## [WORK INSTRUCTIONS]
Pictures stay out of this copy; please retype only the lines from the start of the records through the line with "Chart.register(...registerables);".

|---|

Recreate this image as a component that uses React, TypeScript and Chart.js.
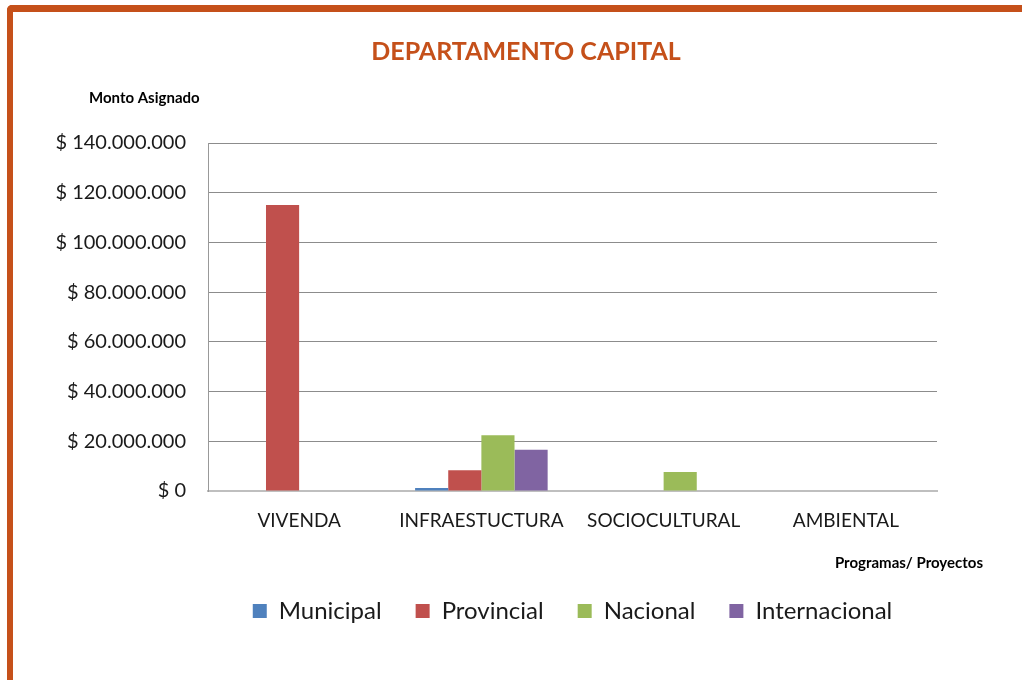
import React, { useEffect, useRef } from "react";
import { Chart, registerables } from "chart.js";

Chart.register(...registerables);

const categories = ["VIVENDA", "INFRAESTUCTURA", "SOCIOCULTURAL", "AMBIENTAL"];
const municipal = [0, 1200000, 0, 0];
const provincial = [115100000, 8300000, 0, 0];
const nacional = [0, 22400000, 7600000, 0];
const internacional = [0, 16600000, 0, 0];
const seriesNames = ["Municipal", "Provincial", "Nacional", "Internacional"];
const seriesColors = ["#4F81BD", "#C0504D", "#9BBB59", "#8064A2"];
const titleText = "DEPARTAMENTO CAPITAL";
const yTitle = "Monto Asignado";
const xTitle = "Programas/ Proyectos";
const yMax = 140000000;
const yStep = 20000000;

const ACCENT = "#C5501A";
const FONT = "Lato, 'Open Sans', sans-serif";

function fmt(v: number): string {
  const s = Math.round(v).toString().replace(/\B(?=(\d{3})+(?!\d))/g, ".");
  return "$ " + s;
}

const textPlugin = {
  id: "texts",
  afterDraw(chart: any) {
    const ctx = chart.ctx;
    ctx.save();
    ctx.fillStyle = ACCENT;
    ctx.font = `bold 25px ${FONT}`;
    ctx.textAlign = "center";
    ctx.textBaseline = "middle";
    ctx.fillText(titleText, 526, 52);
    ctx.fillStyle = "#000";
    ctx.font = `bold 15px ${FONT}`;
    ctx.textAlign = "left";
    ctx.fillText(yTitle, 89, 98);
    ctx.textAlign = "right";
    ctx.fillText(xTitle, 983, 563);
    ctx.restore();
  },
};

export default function App() {
  const ref = useRef<HTMLCanvasElement | null>(null);
  useEffect(() => {
    if (!ref.current) return;
    const data = [municipal, provincial, nacional, internacional];
    const chart = new Chart(ref.current, {
      type: "bar",
      data: {
        labels: categories,
        datasets: seriesNames.map((n, i) => ({
          label: n,
          data: data[i],
          backgroundColor: seriesColors[i],
          borderWidth: 0,
          categoryPercentage: 4 / 5.5,
          barPercentage: 1,
        })),
      },
      options: {
        animation: false,
        responsive: false,
        maintainAspectRatio: false,
        layout: { padding: { top: 143, left: 0, right: 85, bottom: 47 } },
        plugins: {
          title: { display: false },
          tooltip: { enabled: false },
          legend: {
            position: "bottom",
            fullSize: false,
            labels: {
              boxWidth: 14,
              boxHeight: 14,
              padding: 34,
              color: "#1a1a1a",
              font: { family: FONT, size: 24 },
            },
          },
        },
        scales: {
          x: {
            grid: { display: false, drawTicks: false },
            border: { display: true, color: "#BFBFBF", width: 2 },
            ticks: {
              color: "#1a1a1a",
              padding: 18,
              font: { family: FONT, size: 19 },
            },
            afterFit: (s: any) => {
              s.height = 74;
            },
          },
          y: {
            min: 0,
            max: yMax,
            grid: { color: "#8C8C8C", lineWidth: 1, drawTicks: false },
            border: { display: true, color: "#999999", width: 1 },
            ticks: {
              stepSize: yStep,
              color: "#1a1a1a",
              padding: 22,
              font: { family: FONT, size: 20 },
              callback: (v: any) => fmt(Number(v)),
            },
            afterFit: (s: any) => {
              s.width = 208;
            },
          },
        },
      },
      plugins: [textPlugin],
    });
    return () => chart.destroy();
  }, []);

  return (
    <div style={{ position: "absolute", left: 0, top: 0, width: 1022, height: 680, background: "#fff", overflow: "hidden" }}>
      <div style={{ position: "absolute", left: 7, top: 5, width: 1030, height: 700, borderTop: `7px solid ${ACCENT}`, borderLeft: `6px solid ${ACCENT}`, borderTopLeftRadius: 5, boxSizing: "border-box" }} />
      <canvas ref={ref} width={1022} height={680} style={{ position: "absolute", left: 0, top: 0 }} />
    </div>
  );
}
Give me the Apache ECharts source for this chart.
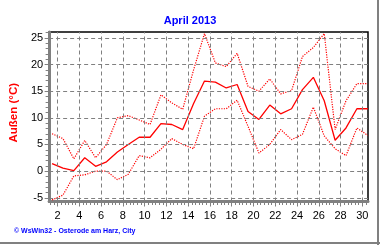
<!DOCTYPE html>
<html><head><meta charset="utf-8">
<script src="https://cdn.jsdelivr.net/npm/echarts@6/dist/echarts.min.js"></script>
<style>html,body{margin:0;padding:0;background:#fff}#c{width:380px;height:245px}</style>
</head><body><div id="c"></div>
<script>
const days = [1,2,3,4,5,6,7,8,9,10,11,12,13,14,15,16,17,18,19,20,21,22,23,24,25,26,27,28,29,30];
const tempMax = [7.0,6.1,2.3,5.75,2.5,5.0,10.0,10.4,9.6,8.75,14.3,12.8,11.6,19.0,25.8,20.3,19.6,22.1,15.9,15.0,17.3,14.5,15.1,21.5,23.2,25.8,7.8,13.2,16.4,16.4];
const tempAvg = [1.4,0.55,0.1,2.5,0.9,1.75,3.6,5.0,6.35,6.35,8.9,8.75,7.8,12.7,16.9,16.7,15.6,16.25,11.2,9.7,12.4,10.75,11.7,15.3,17.6,13.2,5.8,8.1,11.7,11.7];
const tempMin = [-5.4,-4.5,-0.9,-0.7,0.0,0.0,-1.6,-0.6,2.9,2.5,4.1,6.1,5.0,4.2,10.3,11.7,11.7,13.3,8.4,3.4,5.0,7.8,5.9,6.9,12.0,6.6,4.2,2.9,8.1,6.7];
const xTickLabels = [2,4,6,8,10,12,14,16,18,20,22,24,26,28,30];
const yTickLabels = [-5,0,5,10,15,20,25];
const titleText = 'April 2013';
const yAxisName = 'Außen (°C)';
const footerText = '© WsWin32 - Osterode am Harz, City';

// daily values are plotted in the middle of each day
const pairs = arr => days.map((d, i) => [d + 0.5, arr[i]]);
const minorX = []; for (let k = 4; k <= 91; k++) minorX.push(k / 3);
const minorY = []; for (let v = -5; v <= 26; v++) minorY.push(v);

const XMIN = 1.23, XMAX = 30.52, YMIN = -5.7, YMAX = 26.1;
const gray = '#808080';
const font = 'Liberation Sans';

const gridLines = xTickLabels.map(v => ({xAxis: v})).concat(yTickLabels.map(v => ({yAxis: v})));

const chart = echarts.init(document.getElementById('c'), null, {renderer: 'canvas'});
chart.setOption({
  animation: false,
  backgroundColor: '#fff',
  title: {text: titleText, left: 'center', top: 10,
    textStyle: {color: '#0000ff', fontSize: 11, fontWeight: 'bold', fontFamily: font}},
  grid: {left: 46, right: 12, top: 32, bottom: 43.5, show: true, borderColor: '#000', borderWidth: 1.5, backgroundColor: 'transparent'},
  xAxis: [
    {type: 'value', min: XMIN, max: XMAX, position: 'bottom',
      axisLine: {show: true, onZero: false, lineStyle: {color: gray, width: 3}},
      axisTick: {show: true, customValues: xTickLabels, length: 5, lineStyle: {color: gray}},
      axisLabel: {customValues: xTickLabels, color: '#000', fontSize: 11, fontFamily: font, margin: 9},
      splitLine: {show: false}},
    {type: 'value', min: XMIN, max: XMAX, position: 'bottom',
      axisLine: {show: false, onZero: false},
      axisTick: {show: true, customValues: minorX, length: 3.5, lineStyle: {color: gray}},
      axisLabel: {show: false}, splitLine: {show: false}}
  ],
  yAxis: [
    {type: 'value', min: YMIN, max: YMAX, position: 'left',
      name: yAxisName, nameLocation: 'middle', nameGap: 25, nameRotate: 90,
      nameTextStyle: {color: '#ff0000', fontWeight: 'bold', fontSize: 11.5, fontFamily: font, padding: [0, 0, 0, 8]},
      axisLine: {show: true, onZero: false, lineStyle: {color: gray, width: 3}},
      axisTick: {show: true, customValues: yTickLabels, length: 4.5, lineStyle: {color: gray}},
      axisLabel: {customValues: yTickLabels, color: '#000', fontSize: 11, fontFamily: font, margin: 6},
      splitLine: {show: false}},
    {type: 'value', min: YMIN, max: YMAX, position: 'left',
      axisLine: {show: false, onZero: false},
      axisTick: {show: true, customValues: minorY, length: 3.5, lineStyle: {color: gray}},
      axisLabel: {show: false}, splitLine: {show: false}}
  ],
  series: [
    {name: 'grid', type: 'line', data: [], z: 1, silent: true,
      markLine: {silent: true, symbol: 'none', label: {show: false}, animation: false,
        lineStyle: {color: gray, width: 1, type: [4, 3]}, emphasis: {disabled: true},
        data: gridLines}},
    {name: 'max', type: 'line', data: pairs(tempMax), showSymbol: false, silent: true, z: 3,
      lineStyle: {color: '#ff0000', width: 1.2, type: [1.2, 1.3]}},
    {name: 'avg', type: 'line', data: pairs(tempAvg), showSymbol: false, silent: true, z: 3,
      lineStyle: {color: '#ff0000', width: 1.3}},
    {name: 'min', type: 'line', data: pairs(tempMin), showSymbol: false, silent: true, z: 3,
      lineStyle: {color: '#ff0000', width: 1.2, type: [1.2, 1.3]}}
  ],
  graphic: [
    {type: 'text', left: 14, top: 228, style: {text: footerText, fill: '#0000ff', font: 'bold 7px "Liberation Sans"'}},
    {type: 'rect', shape: {x: 377, y: 0, width: 2, height: 245}, style: {fill: gray}},
    {type: 'rect', shape: {x: 0, y: 242, width: 380, height: 2}, style: {fill: gray}}
  ]
});
</script></body></html>
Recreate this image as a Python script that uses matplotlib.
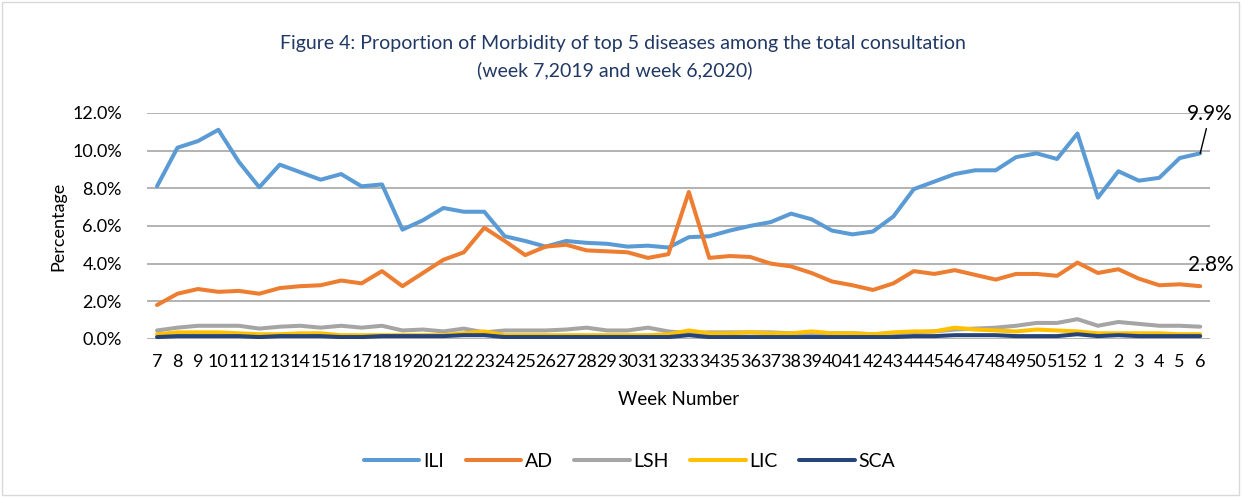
"""
Proportion of morbidity of top 5 diseases, week 7 2019 - week 6 2020
"""

import matplotlib.pyplot as plt
import matplotlib.patches as mpatches

plt.rcParams['font.family'] = ['Lato', 'DejaVu Sans']

# =============================================================================
# DATA
# =============================================================================

weeks = [str(w) for w in range(7, 53)] + [str(w) for w in range(1, 7)]

ili = [8.1, 10.15, 10.5, 11.1, 9.4, 8.05, 9.25, 8.85, 8.45, 8.75, 8.1, 8.2,
       5.8, 6.3, 6.95, 6.75, 6.75, 5.45, 5.2, 4.9, 5.2, 5.1, 5.05, 4.9, 4.95,
       4.85, 5.4, 5.45, 5.75, 6.0, 6.2, 6.65, 6.35, 5.75, 5.55, 5.7, 6.5,
       7.95, 8.35, 8.75, 8.95, 8.95, 9.65, 9.85, 9.55, 10.9, 7.5, 8.9, 8.4,
       8.55, 9.6, 9.85]
ad = [1.8, 2.4, 2.65, 2.5, 2.55, 2.4, 2.7, 2.8, 2.85, 3.1, 2.95, 3.6, 2.8,
      3.5, 4.2, 4.6, 5.9, 5.2, 4.45, 4.9, 5.0, 4.7, 4.65, 4.6, 4.3, 4.5, 7.8,
      4.3, 4.4, 4.35, 4.0, 3.85, 3.5, 3.05, 2.85, 2.6, 2.95, 3.6, 3.45, 3.65,
      3.4, 3.15, 3.45, 3.45, 3.35, 4.05, 3.5, 3.7, 3.2, 2.85, 2.9, 2.8]
lsh = [0.45, 0.6, 0.7, 0.7, 0.7, 0.55, 0.65, 0.7, 0.6, 0.7, 0.6, 0.7, 0.45,
       0.5, 0.4, 0.55, 0.35, 0.45, 0.45, 0.45, 0.5, 0.6, 0.45, 0.45, 0.6,
       0.4, 0.3, 0.35, 0.35, 0.35, 0.35, 0.3, 0.3, 0.3, 0.3, 0.25, 0.3, 0.35,
       0.4, 0.5, 0.55, 0.6, 0.7, 0.85, 0.85, 1.05, 0.7, 0.9, 0.8, 0.7, 0.7,
       0.65]
lic = [0.25, 0.35, 0.35, 0.35, 0.3, 0.25, 0.25, 0.3, 0.3, 0.2, 0.2, 0.2, 0.2,
       0.2, 0.2, 0.3, 0.4, 0.2, 0.2, 0.2, 0.2, 0.2, 0.2, 0.2, 0.2, 0.25, 0.45,
       0.3, 0.3, 0.35, 0.3, 0.3, 0.4, 0.3, 0.3, 0.25, 0.35, 0.4, 0.4, 0.6,
       0.5, 0.45, 0.4, 0.5, 0.45, 0.4, 0.3, 0.3, 0.3, 0.3, 0.25, 0.25]
sca = [0.1, 0.15, 0.15, 0.15, 0.15, 0.1, 0.15, 0.15, 0.15, 0.1, 0.1, 0.15,
       0.15, 0.15, 0.15, 0.2, 0.2, 0.1, 0.1, 0.1, 0.1, 0.1, 0.1, 0.1, 0.1,
       0.1, 0.2, 0.1, 0.1, 0.1, 0.1, 0.1, 0.1, 0.1, 0.1, 0.1, 0.1, 0.15,
       0.15, 0.2, 0.2, 0.2, 0.15, 0.15, 0.15, 0.25, 0.15, 0.2, 0.15, 0.15,
       0.15, 0.15]

series = [('ILI', ili, '#5B9BD5'),
          ('AD', ad, '#ED7D31'),
          ('LSH', lsh, '#A5A5A5'),
          ('LIC', lic, '#FFC000'),
          ('SCA', sca, '#264478')]

# =============================================================================
# PLOT
# =============================================================================

fig = plt.figure(figsize=(12.44, 4.97), dpi=100)
ax = fig.add_axes([0.118, 0.318, 0.855, 0.455])

# outer chart border
fig.patches.append(mpatches.Rectangle((0.002, 0.004), 0.994, 0.992,
                                      transform=fig.transFigure, fill=False,
                                      edgecolor='#D9D9D9', linewidth=1))

x = list(range(len(weeks)))
for name, vals, color in series:
    ax.plot(x, vals, color=color, linewidth=2.9, label=name,
            solid_capstyle='round', solid_joinstyle='round')

ax.set_xlim(-0.5, len(weeks) - 0.5)
ax.set_ylim(0, 12)
ax.set_yticks(range(0, 13, 2))
ax.set_yticklabels([f'{v:.1f}%' for v in range(0, 13, 2)])
ax.set_xticks(x)
ax.set_xticklabels(weeks)
ax.tick_params(axis='both', length=0, labelsize=13, colors='#000000')
ax.tick_params(axis='x', pad=11)
ax.tick_params(axis='y', pad=18)
ax.grid(axis='y', color='#A6A6A6', linewidth=1.2)
ax.set_axisbelow(True)
for s in ax.spines.values():
    s.set_visible(False)

ax.set_xlabel('Week Number', fontsize=13.5, labelpad=15)
ax.set_ylabel('Percentage', fontsize=13, labelpad=4)

title_color = '#203864'
fig.text(0.501, 0.912, 'Figure 4: Proportion of Morbidity of top 5 diseases among the total consultation',
         ha='center', va='center', fontsize=14, color=title_color)
fig.text(0.494, 0.858, '(week 7,2019 and week 6,2020)',
         ha='center', va='center', fontsize=14, color=title_color)

# end-point data labels
ax.annotate('9.9%', xy=(x[-1], ili[-1]), xytext=(7, 28),
            textcoords='offset points', ha='center', va='center', fontsize=15,
            arrowprops=dict(arrowstyle='-', color='black', linewidth=1,
                            shrinkA=1, shrinkB=0))
ax.text(x[-1] + 0.5, 3.9, '2.8%', ha='center', va='center', fontsize=15)

ax.legend(loc='center', bbox_to_anchor=(0.454, -0.54), ncol=5, frameon=False,
          fontsize=14, handlelength=2.85, columnspacing=1.1, handletextpad=0.2)

plt.savefig('out.png', dpi=100, facecolor='white')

|---|

## [RESULT BELOW]
Recreate this image as a component that uses React, TypeScript and Chart.js.
import React, { useEffect, useRef } from "react";
import { Chart, registerables } from "chart.js";

Chart.register(...registerables);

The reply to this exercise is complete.